__Input rows__:

··········

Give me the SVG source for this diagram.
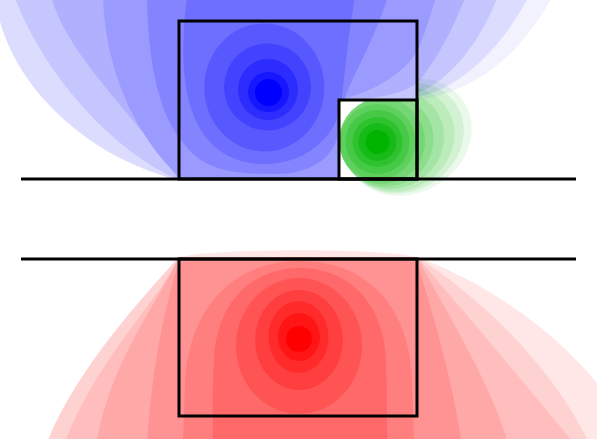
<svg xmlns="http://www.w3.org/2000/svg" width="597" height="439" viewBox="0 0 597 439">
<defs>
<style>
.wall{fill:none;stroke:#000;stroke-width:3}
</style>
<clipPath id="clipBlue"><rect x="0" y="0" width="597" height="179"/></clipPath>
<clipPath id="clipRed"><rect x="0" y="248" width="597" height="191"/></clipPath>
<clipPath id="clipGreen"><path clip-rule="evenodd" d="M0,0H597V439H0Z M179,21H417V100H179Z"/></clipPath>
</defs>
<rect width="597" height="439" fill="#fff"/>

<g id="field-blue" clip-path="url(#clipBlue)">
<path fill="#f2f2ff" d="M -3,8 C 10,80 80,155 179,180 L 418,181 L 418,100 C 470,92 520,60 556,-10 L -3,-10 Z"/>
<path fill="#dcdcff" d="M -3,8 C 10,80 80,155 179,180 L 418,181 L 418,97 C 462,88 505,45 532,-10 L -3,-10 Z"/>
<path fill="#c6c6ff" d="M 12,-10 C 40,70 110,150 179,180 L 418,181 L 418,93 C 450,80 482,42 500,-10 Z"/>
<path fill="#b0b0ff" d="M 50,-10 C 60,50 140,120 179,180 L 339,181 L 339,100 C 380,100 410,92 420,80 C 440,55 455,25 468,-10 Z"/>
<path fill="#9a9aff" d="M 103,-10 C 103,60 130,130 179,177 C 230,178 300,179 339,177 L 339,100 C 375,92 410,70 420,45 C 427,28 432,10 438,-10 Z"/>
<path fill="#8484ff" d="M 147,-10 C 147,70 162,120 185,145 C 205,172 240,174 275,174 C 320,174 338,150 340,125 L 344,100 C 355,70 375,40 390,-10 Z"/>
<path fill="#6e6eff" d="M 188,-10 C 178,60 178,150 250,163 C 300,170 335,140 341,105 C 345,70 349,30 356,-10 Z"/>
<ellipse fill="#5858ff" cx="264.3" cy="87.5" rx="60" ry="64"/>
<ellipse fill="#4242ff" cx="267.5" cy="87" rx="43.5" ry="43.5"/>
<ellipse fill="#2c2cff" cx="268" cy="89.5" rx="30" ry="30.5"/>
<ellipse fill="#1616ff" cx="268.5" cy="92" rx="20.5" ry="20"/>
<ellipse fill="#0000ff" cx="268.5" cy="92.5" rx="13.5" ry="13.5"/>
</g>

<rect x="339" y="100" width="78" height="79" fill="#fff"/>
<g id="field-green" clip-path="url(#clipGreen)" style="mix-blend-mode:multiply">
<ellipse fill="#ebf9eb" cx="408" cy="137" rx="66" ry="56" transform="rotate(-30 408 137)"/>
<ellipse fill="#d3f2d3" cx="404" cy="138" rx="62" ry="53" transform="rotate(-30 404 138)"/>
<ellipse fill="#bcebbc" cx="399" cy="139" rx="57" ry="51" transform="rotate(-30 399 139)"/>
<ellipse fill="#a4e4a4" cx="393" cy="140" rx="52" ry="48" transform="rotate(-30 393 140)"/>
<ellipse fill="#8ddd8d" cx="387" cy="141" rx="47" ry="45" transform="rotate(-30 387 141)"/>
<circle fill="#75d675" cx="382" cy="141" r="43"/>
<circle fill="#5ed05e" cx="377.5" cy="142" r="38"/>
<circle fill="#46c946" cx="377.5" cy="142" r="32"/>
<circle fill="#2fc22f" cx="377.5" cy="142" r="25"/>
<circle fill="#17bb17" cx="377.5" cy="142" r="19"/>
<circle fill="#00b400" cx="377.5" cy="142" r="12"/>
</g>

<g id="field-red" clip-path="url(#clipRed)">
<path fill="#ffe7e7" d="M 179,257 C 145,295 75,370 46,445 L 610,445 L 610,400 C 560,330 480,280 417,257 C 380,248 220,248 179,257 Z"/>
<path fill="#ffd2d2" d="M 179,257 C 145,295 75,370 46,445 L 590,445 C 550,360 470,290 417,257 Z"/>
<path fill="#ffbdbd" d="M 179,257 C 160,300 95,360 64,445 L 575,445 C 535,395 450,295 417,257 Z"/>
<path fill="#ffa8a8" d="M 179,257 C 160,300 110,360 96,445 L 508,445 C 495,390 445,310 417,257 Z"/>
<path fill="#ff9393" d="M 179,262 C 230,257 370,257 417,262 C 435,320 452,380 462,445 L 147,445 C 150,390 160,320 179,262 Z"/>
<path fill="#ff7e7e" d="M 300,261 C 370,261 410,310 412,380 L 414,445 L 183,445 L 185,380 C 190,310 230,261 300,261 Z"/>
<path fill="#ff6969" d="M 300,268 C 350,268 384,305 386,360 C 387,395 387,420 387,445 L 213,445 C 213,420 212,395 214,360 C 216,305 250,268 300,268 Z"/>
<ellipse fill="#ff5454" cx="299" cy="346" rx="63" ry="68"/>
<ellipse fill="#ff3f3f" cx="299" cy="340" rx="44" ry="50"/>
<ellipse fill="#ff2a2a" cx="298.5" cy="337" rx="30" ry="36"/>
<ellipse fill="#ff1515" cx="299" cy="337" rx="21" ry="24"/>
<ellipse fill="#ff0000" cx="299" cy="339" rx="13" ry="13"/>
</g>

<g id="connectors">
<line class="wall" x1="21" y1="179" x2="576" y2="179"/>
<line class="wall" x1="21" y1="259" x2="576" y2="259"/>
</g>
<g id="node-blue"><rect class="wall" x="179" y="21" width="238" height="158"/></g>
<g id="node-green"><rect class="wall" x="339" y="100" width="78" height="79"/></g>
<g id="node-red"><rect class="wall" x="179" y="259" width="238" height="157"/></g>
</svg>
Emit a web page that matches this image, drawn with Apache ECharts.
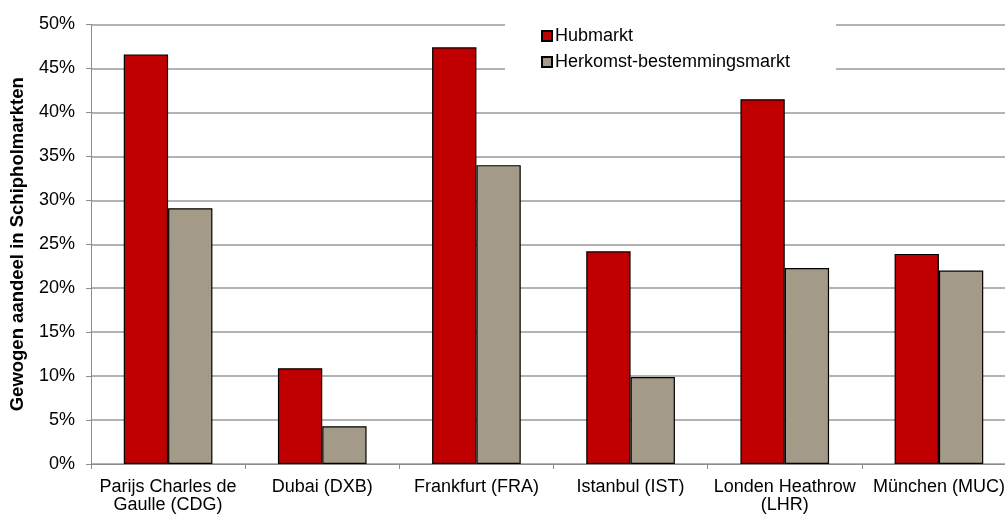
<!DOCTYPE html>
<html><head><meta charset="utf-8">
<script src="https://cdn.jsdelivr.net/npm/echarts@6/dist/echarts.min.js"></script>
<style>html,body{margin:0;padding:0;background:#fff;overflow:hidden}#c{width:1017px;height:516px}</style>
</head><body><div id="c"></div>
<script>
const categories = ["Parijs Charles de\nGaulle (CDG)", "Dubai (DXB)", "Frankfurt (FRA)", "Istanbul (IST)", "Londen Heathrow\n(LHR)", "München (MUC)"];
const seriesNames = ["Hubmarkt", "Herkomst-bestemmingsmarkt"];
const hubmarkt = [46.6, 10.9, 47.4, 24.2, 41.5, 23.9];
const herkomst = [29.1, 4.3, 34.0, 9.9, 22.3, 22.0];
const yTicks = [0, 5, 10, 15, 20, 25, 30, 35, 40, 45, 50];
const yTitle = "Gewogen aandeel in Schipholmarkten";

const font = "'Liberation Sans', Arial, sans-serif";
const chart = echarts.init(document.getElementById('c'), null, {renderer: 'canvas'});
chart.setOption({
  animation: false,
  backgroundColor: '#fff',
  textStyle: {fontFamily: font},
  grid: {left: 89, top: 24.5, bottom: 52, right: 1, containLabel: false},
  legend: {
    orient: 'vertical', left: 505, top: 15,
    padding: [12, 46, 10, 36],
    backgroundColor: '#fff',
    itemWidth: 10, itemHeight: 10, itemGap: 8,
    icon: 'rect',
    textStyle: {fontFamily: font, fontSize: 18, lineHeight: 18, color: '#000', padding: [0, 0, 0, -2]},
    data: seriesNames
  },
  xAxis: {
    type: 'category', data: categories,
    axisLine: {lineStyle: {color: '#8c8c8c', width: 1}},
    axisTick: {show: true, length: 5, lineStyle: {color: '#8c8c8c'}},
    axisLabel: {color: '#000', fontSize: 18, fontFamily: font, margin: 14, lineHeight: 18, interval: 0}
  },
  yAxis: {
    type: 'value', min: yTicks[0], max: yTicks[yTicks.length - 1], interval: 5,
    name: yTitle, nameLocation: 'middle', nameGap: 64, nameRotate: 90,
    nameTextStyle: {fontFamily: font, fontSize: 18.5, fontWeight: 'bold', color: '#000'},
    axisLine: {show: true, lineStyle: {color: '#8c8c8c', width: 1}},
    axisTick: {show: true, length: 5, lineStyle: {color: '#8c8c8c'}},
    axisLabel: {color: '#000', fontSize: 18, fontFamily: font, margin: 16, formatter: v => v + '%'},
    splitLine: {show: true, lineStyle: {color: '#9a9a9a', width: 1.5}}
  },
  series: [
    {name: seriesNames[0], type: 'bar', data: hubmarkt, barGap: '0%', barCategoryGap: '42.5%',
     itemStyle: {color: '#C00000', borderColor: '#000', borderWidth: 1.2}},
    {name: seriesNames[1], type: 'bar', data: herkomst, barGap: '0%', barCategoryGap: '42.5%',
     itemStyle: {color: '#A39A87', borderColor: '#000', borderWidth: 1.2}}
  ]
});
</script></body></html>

··········

__What needs to be done__: Gather every line from the listing above in which the word "this" appears.

__Exercise result__:
Give me the SVG source for this diagram.
Emit a web page that matches this image, drawn with Apache ECharts.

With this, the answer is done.